Pictures in the data below are not part of the copy; transcribe everything else exactly.

--- Start MATERIAL PROVIDED ---

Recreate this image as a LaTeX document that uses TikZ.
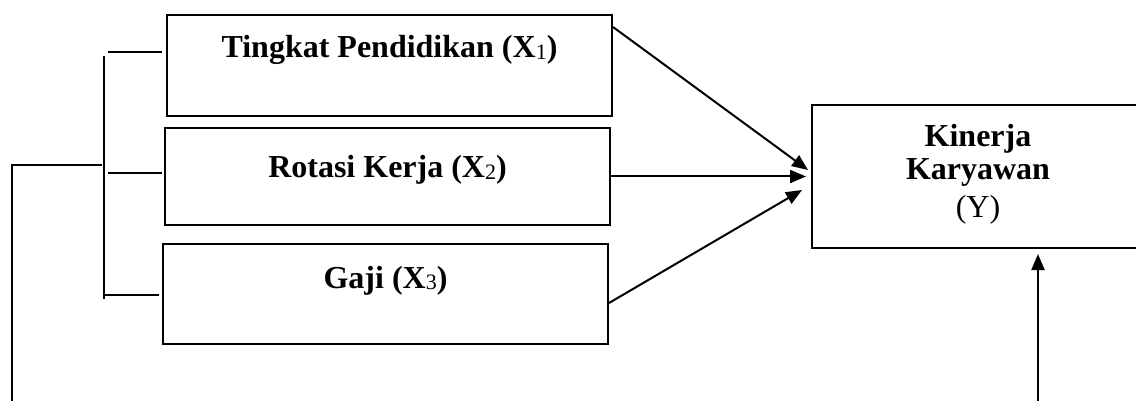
\documentclass[tikz,border=0pt]{standalone}
\usepackage{fontspec}
\setmainfont{Liberation Serif}
\usetikzlibrary{arrows.meta}
\newcommand{\subdig}[1]{\raisebox{-1.5pt}{\fontsize{22}{22}\selectfont\mdseries #1}}
\begin{document}
\begin{tikzpicture}[x=1pt,y=-1pt,
  box/.style={draw, line width=2pt, rectangle, inner sep=0pt, font=\fontsize{32}{33}\selectfont\bfseries},
  link/.style={line width=2pt},
  arr/.style={line width=2pt, -{Triangle[length=16pt,width=13pt]}}]
\useasboundingbox (0,0) rectangle (1136,401);
\clip (0,0) rectangle (1136,401);
\node[box, minimum width=445pt, text height=42.7pt, text depth=58.3pt] (b1) at (389.5,65.5) {Tingkat Pendidikan (X\subdig{1})};
\node[box, minimum width=445pt, text height=50pt, text depth=47pt] (b2) at (387.5,176.5) {Rotasi Kerja (X\subdig{2})};
\node[box, minimum width=445pt, text height=44pt, text depth=56pt] (b3) at (385.5,294) {Gaji (X\subdig{3})};
\node[box, minimum width=332pt, align=center, text height=113pt, text depth=30pt] (Y) at (978,176.5) {Kinerja\\Karyawan\\[5pt]{\mdseries (Y)}};
% bracket
\coordinate (v1) at (104,56);
\coordinate (v2) at (104,299);
\draw[link] (v1) -- (v2);
\coordinate (t1) at (108,52);
\coordinate (t2) at (108,173);
\coordinate (t3) at (104,295);
\draw[link, shorten >=4pt] (t1) -- (t1 -| b1.west);
\draw[link, shorten >=2pt] (t2) -- (t2 -| b2.west);
\draw[link, shorten >=3pt] (t3) -- (t3 -| b3.west);
\coordinate (L1) at (102,165);
\coordinate (L0) at (12,401);
\draw[link] (L1) -| (L0);
% arrows
\draw[arr] ([yshift=-13pt]b1.north east) -- ([xshift=-3pt,yshift=6.5pt]Y.west);
\draw[arr] (b2.east) -- ([xshift=-5pt]Y.west);
\draw[arr] ([yshift=-9pt]b3.east) -- ([xshift=-9pt,yshift=-13.5pt]Y.west);
\coordinate (bot) at (1038,401);
\draw[arr, shorten >=5pt] (bot) -- (bot |- Y.south);
\end{tikzpicture}
\end{document}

--- End MATERIAL PROVIDED ---

EXPECTED ANSWER:
Recreate this image as a LaTeX document that uses TikZ.
\documentclass[tikz,border=0pt]{standalone}
\usepackage{fontspec}
\setmainfont{Liberation Serif}
\usetikzlibrary{arrows.meta}
\newcommand{\subdig}[1]{\raisebox{-1.5pt}{\fontsize{22}{22}\selectfont\mdseries #1}}
\begin{document}
\begin{tikzpicture}[x=1pt,y=-1pt,
  box/.style={draw, line width=2pt, rectangle, inner sep=0pt, font=\fontsize{32}{33}\selectfont\bfseries},
  link/.style={line width=2pt},
  arr/.style={line width=2pt, -{Triangle[length=16pt,width=13pt]}}]
\useasboundingbox (0,0) rectangle (1136,401);
\clip (0,0) rectangle (1136,401);
\node[box, minimum width=445pt, text height=42.7pt, text depth=58.3pt] (b1) at (389.5,65.5) {Tingkat Pendidikan (X\subdig{1})};
\node[box, minimum width=445pt, text height=50pt, text depth=47pt] (b2) at (387.5,176.5) {Rotasi Kerja (X\subdig{2})};
\node[box, minimum width=445pt, text height=44pt, text depth=56pt] (b3) at (385.5,294) {Gaji (X\subdig{3})};
\node[box, minimum width=332pt, align=center, text height=113pt, text depth=30pt] (Y) at (978,176.5) {Kinerja\\Karyawan\\[5pt]{\mdseries (Y)}};
% bracket
\coordinate (v1) at (104,56);
\coordinate (v2) at (104,299);
\draw[link] (v1) -- (v2);
\coordinate (t1) at (108,52);
\coordinate (t2) at (108,173);
\coordinate (t3) at (104,295);
\draw[link, shorten >=4pt] (t1) -- (t1 -| b1.west);
\draw[link, shorten >=2pt] (t2) -- (t2 -| b2.west);
\draw[link, shorten >=3pt] (t3) -- (t3 -| b3.west);
\coordinate (L1) at (102,165);
\coordinate (L0) at (12,401);
\draw[link] (L1) -| (L0);
% arrows
\draw[arr] ([yshift=-13pt]b1.north east) -- ([xshift=-3pt,yshift=6.5pt]Y.west);
\draw[arr] (b2.east) -- ([xshift=-5pt]Y.west);
\draw[arr] ([yshift=-9pt]b3.east) -- ([xshift=-9pt,yshift=-13.5pt]Y.west);
\coordinate (bot) at (1038,401);
\draw[arr, shorten >=5pt] (bot) -- (bot |- Y.south);
\end{tikzpicture}
\end{document}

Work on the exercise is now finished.